In return for fast-track authority, the president agrees to extensive consultations with Congress while the agreement is being negotiated. This is important because large agreements, such as those that established the WTO or implemented NAFTA, can require many changes to U.S. laws.

Past laws granting fast-track authority have required executive branch consultations, such as:

-- Meetings with the House of Representatives Ways and Means Committee, the Senate Finance Committee, and every other congressional committee with jurisdiction over matters affected by the agreement, as well as consultations with industry groups;

-- Advance notice to Congress of at least 90 calendar days -- 120 days in the case of the Uruguay Round Agreements -- of the administration's intention to enter into a trade agreement;

-- Submission of a final copy of agreement's legal text to the Congress, together with draft implementing legislation, a statement of any administrative action proposed to implement the agreement, and information supporting the proposed action.

The most recent fast-track authority law expired in December 1993. The implementing legislation for both the Uruguay Round agreements and NAFTA were approved under fast track.

U.S. Trade Representative Charlene Barshefsky has announced that the Clinton administration will send a proposal for renewal of fast-track authority to the Congress in September.

Uruguay Round Agreements/Uruguay Round Agreements Act: The Uruguay Round Agreements represented the culmination of negotiations among 125 countries over eight years. These negotiations began in Punta del Este, Uruguay, in September 1986, under the auspices of the GATT, and concluded in Geneva, Switzerland, in December 1993. The agreements were signed in Marrakesh, Morocco, on April 15, 1994, by 111 countries, including the United States, that committed themselves to gaining approval of the accords by their respective legislatures.

The Uruguay Round Agreements are the broadest, most comprehensive trade agreements in history. They contain commitments to reduce tariffs worldwide and to eliminate numerous other nontariff measures such as quotas, restrictive licensing systems, and discriminatory product standards.

The agreements also contain multilateral rules covering such matters as technical barriers to trade, trade-related investment measures (TRIMs), rules of origin, import licensing procedures, safeguards against import surges, trade-related aspects of intellectual property rights (TRIPs), antidumping and countervailing duties, agricultural trade and government procurement.

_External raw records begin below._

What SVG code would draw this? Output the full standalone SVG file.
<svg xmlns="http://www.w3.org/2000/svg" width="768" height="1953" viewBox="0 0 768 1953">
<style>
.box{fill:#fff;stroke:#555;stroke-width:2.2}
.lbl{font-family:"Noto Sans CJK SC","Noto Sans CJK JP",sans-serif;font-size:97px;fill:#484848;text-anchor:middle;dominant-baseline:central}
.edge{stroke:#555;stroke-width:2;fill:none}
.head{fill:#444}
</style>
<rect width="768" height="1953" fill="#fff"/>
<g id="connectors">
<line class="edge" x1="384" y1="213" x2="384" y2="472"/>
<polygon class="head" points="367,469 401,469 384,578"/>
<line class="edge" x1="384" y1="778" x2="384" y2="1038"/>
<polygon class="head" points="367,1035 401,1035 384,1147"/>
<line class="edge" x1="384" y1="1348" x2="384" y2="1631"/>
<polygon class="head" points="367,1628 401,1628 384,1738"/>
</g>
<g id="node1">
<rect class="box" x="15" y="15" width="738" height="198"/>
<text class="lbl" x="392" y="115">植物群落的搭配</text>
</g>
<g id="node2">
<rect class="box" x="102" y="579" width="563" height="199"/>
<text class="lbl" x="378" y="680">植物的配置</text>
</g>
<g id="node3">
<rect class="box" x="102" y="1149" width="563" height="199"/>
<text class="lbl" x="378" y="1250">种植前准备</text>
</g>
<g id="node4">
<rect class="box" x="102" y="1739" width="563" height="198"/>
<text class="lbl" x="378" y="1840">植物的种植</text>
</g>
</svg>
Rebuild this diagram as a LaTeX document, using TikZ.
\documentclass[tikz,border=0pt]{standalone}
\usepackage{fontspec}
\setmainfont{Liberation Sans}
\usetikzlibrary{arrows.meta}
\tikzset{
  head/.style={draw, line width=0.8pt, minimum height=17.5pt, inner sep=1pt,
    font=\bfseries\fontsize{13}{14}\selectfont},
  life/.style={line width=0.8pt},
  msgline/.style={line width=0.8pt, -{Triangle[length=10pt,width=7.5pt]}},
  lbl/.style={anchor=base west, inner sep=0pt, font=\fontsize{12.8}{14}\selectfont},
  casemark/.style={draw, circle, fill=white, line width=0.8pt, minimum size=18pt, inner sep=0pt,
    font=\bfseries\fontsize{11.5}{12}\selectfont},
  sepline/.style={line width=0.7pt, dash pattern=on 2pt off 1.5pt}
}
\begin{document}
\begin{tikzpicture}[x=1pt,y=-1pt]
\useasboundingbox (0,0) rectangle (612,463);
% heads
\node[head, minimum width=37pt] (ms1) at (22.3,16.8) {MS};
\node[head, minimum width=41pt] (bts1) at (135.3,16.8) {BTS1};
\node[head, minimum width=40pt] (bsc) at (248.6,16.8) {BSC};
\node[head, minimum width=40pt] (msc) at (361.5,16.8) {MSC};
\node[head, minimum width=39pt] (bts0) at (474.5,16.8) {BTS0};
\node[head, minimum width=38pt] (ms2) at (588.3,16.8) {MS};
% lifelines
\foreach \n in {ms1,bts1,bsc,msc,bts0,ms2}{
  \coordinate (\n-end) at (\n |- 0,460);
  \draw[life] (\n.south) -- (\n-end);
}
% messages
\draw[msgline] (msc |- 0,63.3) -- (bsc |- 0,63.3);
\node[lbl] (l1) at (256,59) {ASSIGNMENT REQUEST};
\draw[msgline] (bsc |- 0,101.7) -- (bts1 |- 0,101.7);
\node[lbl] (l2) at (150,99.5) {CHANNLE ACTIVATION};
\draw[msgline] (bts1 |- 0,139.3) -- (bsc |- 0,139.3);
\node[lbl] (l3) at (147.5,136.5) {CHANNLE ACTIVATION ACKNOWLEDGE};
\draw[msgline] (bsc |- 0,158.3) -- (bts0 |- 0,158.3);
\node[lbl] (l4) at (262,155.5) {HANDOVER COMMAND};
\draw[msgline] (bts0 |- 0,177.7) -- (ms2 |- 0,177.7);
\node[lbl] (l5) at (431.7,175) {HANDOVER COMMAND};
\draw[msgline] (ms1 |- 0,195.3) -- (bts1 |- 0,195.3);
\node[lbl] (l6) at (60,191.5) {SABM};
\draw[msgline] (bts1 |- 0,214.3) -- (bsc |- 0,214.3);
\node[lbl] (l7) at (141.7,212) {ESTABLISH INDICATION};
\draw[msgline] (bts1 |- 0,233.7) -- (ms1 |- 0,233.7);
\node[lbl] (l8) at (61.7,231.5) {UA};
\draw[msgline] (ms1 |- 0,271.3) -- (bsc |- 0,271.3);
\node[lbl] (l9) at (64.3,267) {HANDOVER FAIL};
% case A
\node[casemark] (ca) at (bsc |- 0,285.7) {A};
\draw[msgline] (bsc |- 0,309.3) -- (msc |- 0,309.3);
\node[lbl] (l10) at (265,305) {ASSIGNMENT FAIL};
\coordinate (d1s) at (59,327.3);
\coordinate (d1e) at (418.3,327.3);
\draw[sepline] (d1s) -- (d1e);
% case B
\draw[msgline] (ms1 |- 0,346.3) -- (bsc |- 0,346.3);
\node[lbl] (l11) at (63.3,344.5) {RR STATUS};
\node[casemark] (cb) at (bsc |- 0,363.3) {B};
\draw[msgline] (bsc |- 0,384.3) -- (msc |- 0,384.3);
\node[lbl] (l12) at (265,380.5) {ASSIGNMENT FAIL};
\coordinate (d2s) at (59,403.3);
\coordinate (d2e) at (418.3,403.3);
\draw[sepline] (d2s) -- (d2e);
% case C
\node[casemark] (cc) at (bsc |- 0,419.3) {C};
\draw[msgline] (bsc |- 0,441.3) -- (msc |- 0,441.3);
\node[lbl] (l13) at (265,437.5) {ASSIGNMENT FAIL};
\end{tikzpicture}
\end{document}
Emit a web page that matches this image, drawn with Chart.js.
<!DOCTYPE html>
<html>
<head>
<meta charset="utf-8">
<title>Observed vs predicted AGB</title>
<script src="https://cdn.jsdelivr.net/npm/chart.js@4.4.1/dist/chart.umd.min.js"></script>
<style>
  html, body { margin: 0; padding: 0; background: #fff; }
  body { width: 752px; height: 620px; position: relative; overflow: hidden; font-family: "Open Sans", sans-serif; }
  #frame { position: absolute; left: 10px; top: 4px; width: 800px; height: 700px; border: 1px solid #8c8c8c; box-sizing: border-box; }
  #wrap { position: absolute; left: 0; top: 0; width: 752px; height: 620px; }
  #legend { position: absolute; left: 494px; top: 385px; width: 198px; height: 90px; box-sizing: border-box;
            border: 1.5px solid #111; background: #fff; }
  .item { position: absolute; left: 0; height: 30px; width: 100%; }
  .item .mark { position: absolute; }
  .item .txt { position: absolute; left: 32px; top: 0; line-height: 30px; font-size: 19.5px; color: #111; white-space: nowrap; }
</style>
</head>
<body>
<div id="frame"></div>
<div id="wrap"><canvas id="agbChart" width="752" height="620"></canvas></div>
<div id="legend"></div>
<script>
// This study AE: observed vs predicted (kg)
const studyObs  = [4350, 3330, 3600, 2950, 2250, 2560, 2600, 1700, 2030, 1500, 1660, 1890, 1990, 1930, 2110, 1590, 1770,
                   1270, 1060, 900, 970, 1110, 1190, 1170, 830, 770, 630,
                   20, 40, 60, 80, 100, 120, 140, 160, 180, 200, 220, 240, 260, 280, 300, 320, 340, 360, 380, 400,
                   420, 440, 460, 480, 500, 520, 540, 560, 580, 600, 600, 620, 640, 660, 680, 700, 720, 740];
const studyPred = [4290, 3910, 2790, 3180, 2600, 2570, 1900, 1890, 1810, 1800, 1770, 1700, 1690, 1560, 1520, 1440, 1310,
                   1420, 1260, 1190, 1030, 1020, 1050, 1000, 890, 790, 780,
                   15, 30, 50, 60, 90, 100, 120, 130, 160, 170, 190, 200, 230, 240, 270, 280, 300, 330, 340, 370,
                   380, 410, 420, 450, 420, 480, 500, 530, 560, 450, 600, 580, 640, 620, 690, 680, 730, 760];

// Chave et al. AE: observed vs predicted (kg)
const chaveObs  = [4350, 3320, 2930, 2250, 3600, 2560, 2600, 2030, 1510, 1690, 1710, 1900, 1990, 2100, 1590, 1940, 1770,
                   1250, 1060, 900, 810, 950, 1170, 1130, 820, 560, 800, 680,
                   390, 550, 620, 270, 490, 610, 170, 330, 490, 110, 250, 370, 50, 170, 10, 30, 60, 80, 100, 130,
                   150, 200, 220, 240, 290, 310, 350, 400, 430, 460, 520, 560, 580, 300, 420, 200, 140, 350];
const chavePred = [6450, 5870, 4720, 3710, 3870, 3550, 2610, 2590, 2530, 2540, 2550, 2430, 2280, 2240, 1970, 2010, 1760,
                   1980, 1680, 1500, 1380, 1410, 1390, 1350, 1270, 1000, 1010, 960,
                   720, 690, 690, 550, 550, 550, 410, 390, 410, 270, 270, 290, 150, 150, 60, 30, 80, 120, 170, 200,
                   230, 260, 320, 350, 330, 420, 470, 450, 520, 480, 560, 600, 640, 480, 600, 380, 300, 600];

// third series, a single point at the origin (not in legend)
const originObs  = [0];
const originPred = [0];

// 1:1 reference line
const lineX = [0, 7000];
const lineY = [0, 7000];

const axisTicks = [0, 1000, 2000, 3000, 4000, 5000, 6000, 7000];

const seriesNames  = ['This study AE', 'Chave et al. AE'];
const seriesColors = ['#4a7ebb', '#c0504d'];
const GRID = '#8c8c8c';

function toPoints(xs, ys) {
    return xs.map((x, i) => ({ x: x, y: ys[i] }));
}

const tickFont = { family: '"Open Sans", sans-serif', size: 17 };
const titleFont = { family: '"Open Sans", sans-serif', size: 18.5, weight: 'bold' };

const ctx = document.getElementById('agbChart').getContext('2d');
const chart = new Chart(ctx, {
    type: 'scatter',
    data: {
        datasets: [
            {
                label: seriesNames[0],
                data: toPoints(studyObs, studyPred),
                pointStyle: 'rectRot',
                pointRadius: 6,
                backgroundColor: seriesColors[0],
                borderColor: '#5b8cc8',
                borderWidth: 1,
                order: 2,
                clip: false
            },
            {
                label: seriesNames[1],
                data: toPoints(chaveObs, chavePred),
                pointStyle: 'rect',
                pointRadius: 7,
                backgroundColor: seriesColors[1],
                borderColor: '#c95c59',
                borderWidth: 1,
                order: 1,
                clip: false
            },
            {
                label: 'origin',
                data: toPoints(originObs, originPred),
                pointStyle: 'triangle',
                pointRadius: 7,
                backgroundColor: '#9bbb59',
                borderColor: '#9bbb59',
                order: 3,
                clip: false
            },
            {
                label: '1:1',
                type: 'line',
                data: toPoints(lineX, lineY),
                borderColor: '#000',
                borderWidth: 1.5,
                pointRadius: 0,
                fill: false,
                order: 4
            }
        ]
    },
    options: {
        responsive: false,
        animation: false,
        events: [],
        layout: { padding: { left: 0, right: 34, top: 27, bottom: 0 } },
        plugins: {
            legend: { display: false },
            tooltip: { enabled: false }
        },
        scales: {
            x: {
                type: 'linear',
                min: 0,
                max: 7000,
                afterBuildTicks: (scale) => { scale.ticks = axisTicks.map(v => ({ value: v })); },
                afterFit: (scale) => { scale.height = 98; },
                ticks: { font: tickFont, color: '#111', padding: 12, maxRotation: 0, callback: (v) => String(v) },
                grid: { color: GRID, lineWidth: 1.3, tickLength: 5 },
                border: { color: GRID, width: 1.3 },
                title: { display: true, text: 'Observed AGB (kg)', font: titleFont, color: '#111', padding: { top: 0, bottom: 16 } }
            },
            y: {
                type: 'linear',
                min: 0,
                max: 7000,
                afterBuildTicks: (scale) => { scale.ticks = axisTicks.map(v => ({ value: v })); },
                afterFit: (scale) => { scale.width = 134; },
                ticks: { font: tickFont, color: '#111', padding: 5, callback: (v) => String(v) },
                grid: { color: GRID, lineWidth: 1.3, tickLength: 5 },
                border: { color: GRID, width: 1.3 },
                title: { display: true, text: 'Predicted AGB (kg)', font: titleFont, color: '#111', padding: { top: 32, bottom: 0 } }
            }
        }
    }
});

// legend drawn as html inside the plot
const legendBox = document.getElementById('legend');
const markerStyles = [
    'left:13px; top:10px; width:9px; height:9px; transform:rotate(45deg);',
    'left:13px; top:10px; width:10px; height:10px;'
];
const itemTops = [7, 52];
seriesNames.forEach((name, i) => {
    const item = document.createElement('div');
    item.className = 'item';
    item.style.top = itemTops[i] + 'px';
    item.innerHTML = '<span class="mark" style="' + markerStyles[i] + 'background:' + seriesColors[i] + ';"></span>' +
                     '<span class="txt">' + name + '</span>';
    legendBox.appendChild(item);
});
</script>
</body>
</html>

A framework of rules for trade and investment in services was set up by the General Agreement on Trade in Services (GATS).

The agreement that established the structure of the World Trade Organization incorporated the previous GATT institutions while expanding the organization to include new offices for services, intellectual property protection, and investment.

The Understanding on Rules and Procedures Governing the Settlement of Disputes established a new dispute-settlement procedure. This procedure is considerably different from its GATT predecessor in that its decisions are enforceable by the WTO.

The Uruguay Round Agreements Act, the U.S. law that incorporates all the trade agreements resulting from Uruguay Round, requires the USTR to report to Congress on the actions and operations of the WTO. The act also changed U.S. laws where necessary to conform to the Uruguay Round agreements.

North American Free Trade Agreement/NAFTA Implementation Act: The North American Free Trade Agreement, which links the United States, Canada, and Mexico, created the world's largest market for goods and services.

Following approval by the legislatures of each country, NAFTA went into effect on January 1, 1994.

NAFTA incorporates or otherwise carries forward most provisions of the U.S.-Canada Free Trade Agreement (FTA), which went into effect on January 1, 1989. The United States and Canada suspended the operation of the bilateral agreement upon entry into force of NAFTA. NAFTA supersedes certain provisions of the U.S.-Canada FTA, such as for rules of origin.

Upon implementation, NAFTA required the immediate elimination of tariffs on more than one-half of U.S. imports from Mexico and more than one-third of U.S. exports to Mexico.

NAFTA committed all parties to ending restrictions on NAFTA-member foreign investors, providing a high-level of intellectual property rights protection, and liberalizing trade in services. It also established its own dispute settlement mechanisms. NAFTA was accompanied by side agreements on environmental and labor standards and cooperation, making it the first U.S. trade accord to be formally linked to such commitments.

NAFTA's central oversight body is the North American Free Trade Commission, made up of the U.S. Trade Representative, the Canadian minister for international trade, and the Mexican secretary of commerce and industrial development. This commission has established working groups and advisory bodies to handle the day-to-day operation of the agreement.

NAFTA has its own rules governing trade and investment liberalization that are used in addition to or in place of the WTO rules. NAFTA rules apply in areas that include openness to government procurement, product standards, protection of intellectual property rights, telecommunications standards, investment, rules of origin, safeguards against import surges, and services.

United States-Israel Free Trade Area Agreement: This trade agreement was signed into law in June 1985. It was the first such agreement negotiated by the United States with a foreign country. The main elements of the agreement are the reciprocal elimination of tariffs on all products traded between the two countries over a 10-year period and the elimination of other regulations that restrict bilateral trade. A joint committee reviews and administers the agreement and provides for dispute settlement.

Telecommunications Trade: Section 1377 of the Omnibus Trade and Competitiveness Act of 1988 requires the USTR to review by March 31 of each year the operation and effectiveness of U.S. telecommunications trade agreements.

The Section 1377 review seeks to determine whether any act, policy, or practice of a foreign country that has a telecommunications-related agreement with the United States is not in compliance with the agreement, or otherwise denies -- within the context of the agreement -- market opportunities to U.S. firms. An affirmative determination is to be treated as a trade agreement violation under Section 301.